Ha due anni, occhi grandi socchiusi, una cascata di capelli ricci e il respiro affannato della febbre alta.
È seduta sulle mie gambe, la schiena sul mio petto, la testa appoggiata sotto il mio mento.
Tiene il braccino disteso, per farsi massaggiare l’incavo del gomito.
È tranquilla, come non accade mai a lei, il mio piccolo Diavolo della Tasmania, che trasforma quello che tocca in cocci, che tutto smonta e tutto travolge.
È silenziosa, la mia chiacchiera ambulante, che non smette di parlare anche se ancora non sa farsi comprendere.
È assorta, col ciuccio in bocca, mentre guarda rapita in televisione le avventure di un orsetto nel magico bosco dei cento acri, e le sue avventure gli amici.
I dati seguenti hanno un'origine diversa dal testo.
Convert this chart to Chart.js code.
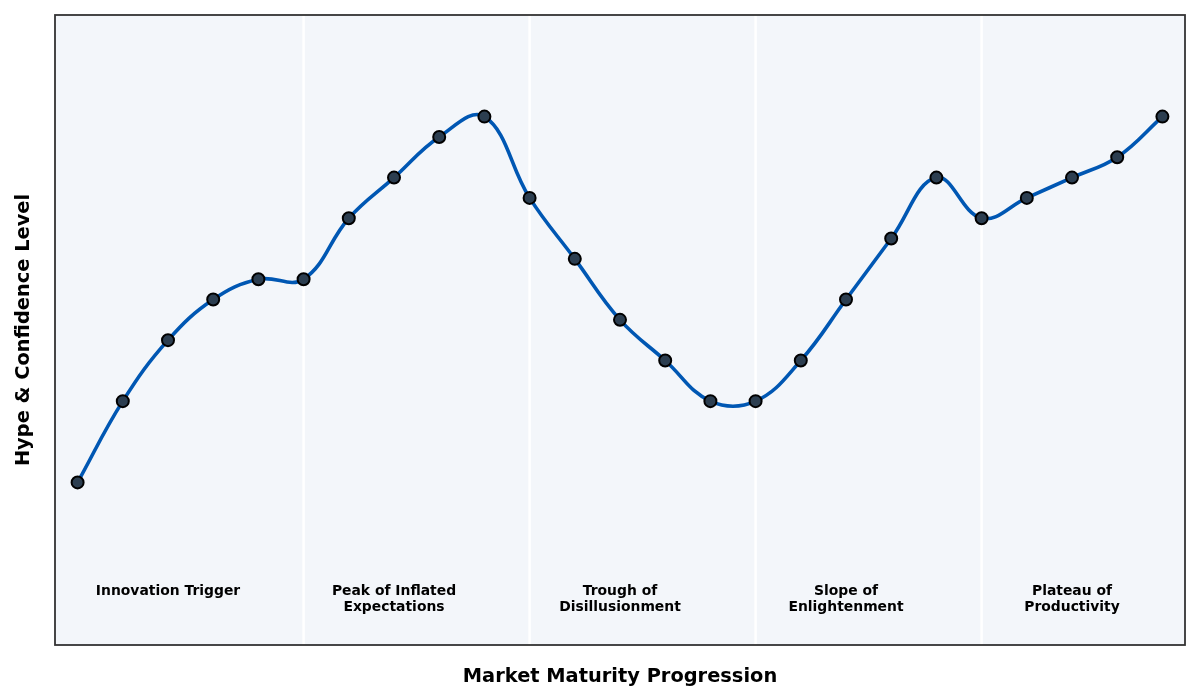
<!DOCTYPE html>
<html>
<head>
<meta charset="utf-8">
<script src="https://cdn.jsdelivr.net/npm/chart.js@4"></script>
<style>
  html, body { margin: 0; padding: 0; background: #ffffff; }
  #wrap { width: 1200px; height: 700px; }
</style>
</head>
<body>
<div id="wrap"><canvas id="hype" width="1200" height="700"></canvas></div>
<script>
// hype curve values, one per step along the x axis
const hypeValues = [20, 40, 55, 65, 70, 70, 85, 95, 105, 110, 90, 75, 60, 50, 40, 40, 50, 65, 80, 95, 85, 90, 95, 100, 110];
const phaseLabels = [
    ['Innovation Trigger'],
    ['Peak of Inflated', 'Expectations'],
    ['Trough of', 'Disillusionment'],
    ['Slope of', 'Enlightenment'],
    ['Plateau of', 'Productivity']
];
const phaseCenters = [2, 7, 12, 17, 22];
const phaseBoundaries = [5, 10, 15, 20];
const phaseLabelY = -6.8;
const xTitle = 'Market Maturity Progression';
const yTitle = 'Hype & Confidence Level';

const points = hypeValues.map((v, i) => ({ x: i, y: v }));

// background, phase dividers, phase names and axis titles
const decorations = {
    id: 'decorations',
    beforeDatasetsDraw(chart) {
        const { ctx, chartArea: a, scales: { x, y } } = chart;
        ctx.save();
        ctx.fillStyle = '#f3f6fa';
        ctx.fillRect(a.left, a.top, a.right - a.left, a.bottom - a.top);

        ctx.strokeStyle = '#ffffff';
        ctx.lineWidth = 2.5;
        phaseBoundaries.forEach(b => {
            const px = x.getPixelForValue(b);
            ctx.beginPath();
            ctx.moveTo(px, a.top);
            ctx.lineTo(px, a.bottom);
            ctx.stroke();
        });

        ctx.fillStyle = '#000000';
        ctx.font = 'bold 13.9px "DejaVu Sans"';
        ctx.textAlign = 'center';
        ctx.textBaseline = 'middle';
        phaseLabels.forEach((lines, i) => {
            const px = x.getPixelForValue(phaseCenters[i]);
            const py = y.getPixelForValue(phaseLabelY);
            lines.forEach((t, j) => ctx.fillText(t, px, py + j * 16));
        });
        ctx.restore();
    },
    afterDraw(chart) {
        const { ctx, chartArea: a } = chart;
        ctx.save();
        ctx.strokeStyle = '#333333';
        ctx.lineWidth = 1.8;
        ctx.strokeRect(a.left, a.top, a.right - a.left, a.bottom - a.top);

        ctx.fillStyle = '#000000';
        ctx.font = 'bold 19.4px "DejaVu Sans"';
        ctx.textAlign = 'center';
        ctx.textBaseline = 'middle';
        ctx.fillText(xTitle, (a.left + a.right) / 2, 677);
        ctx.translate(24, (a.top + a.bottom) / 2);
        ctx.rotate(-Math.PI / 2);
        ctx.fillText(yTitle, 0, 0);
        ctx.restore();
    }
};

new Chart(document.getElementById('hype'), {
    type: 'line',
    data: {
        datasets: [{
            label: 'Hype',
            data: points,
            borderColor: '#0057b3',
            borderWidth: 3.6,
            tension: 0.4,
            pointRadius: 6,
            pointBackgroundColor: '#2c3e50',
            pointBorderColor: '#000000',
            pointBorderWidth: 2,
            fill: false
        }]
    },
    options: {
        responsive: false,
        animation: false,
        devicePixelRatio: 1,
        layout: { padding: { left: 55, right: 15, top: 15, bottom: 55 } },
        scales: {
            x: { type: 'linear', min: -0.5, max: 24.5, display: false },
            y: { min: -20, max: 135, display: false }
        },
        plugins: {
            legend: { display: false },
            tooltip: { enabled: false }
        }
    },
    plugins: [decorations]
});
</script>
</body>
</html>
L’asinello, la tigre, il maiale, il canguro e il bambino.
Dieci anni dopo.
È sdraiata accanto a me nel lettone, anche se i suoi piedi arrivano più in fondo dei miei.
Tiene la testa piegata per appoggiarsi nell’incavo del mio collo, e un braccio disteso da farsi accarezzare.
I capelli lunghi e mossi insolitamente sciolti, perché è malata e non deve andare da nessuna parte.
Tira su col naso e cerca il pacchetto di fazzoletti perso tra le coperte.
Sul comodino il cellulare spento, ché le sue amiche sono a scuola, sulle ginocchia il mio computer, nello schermo un film.
Nel silenzio della casa vuota la storia di quel bambino, che ha ispirato il padre per creare il celebre orsetto.
Pochi boschi incantati, una madre distratta, un padre che ama senza farsene accorgere.
“La mia infanzia è stata bella, il difficile è stato crescere” dice il bambino ormai grande.
La mezzana ascolta e annuisce.
Poi guarda me e sorride.
E io penso all’onore di esserci, nella fatica del crescere.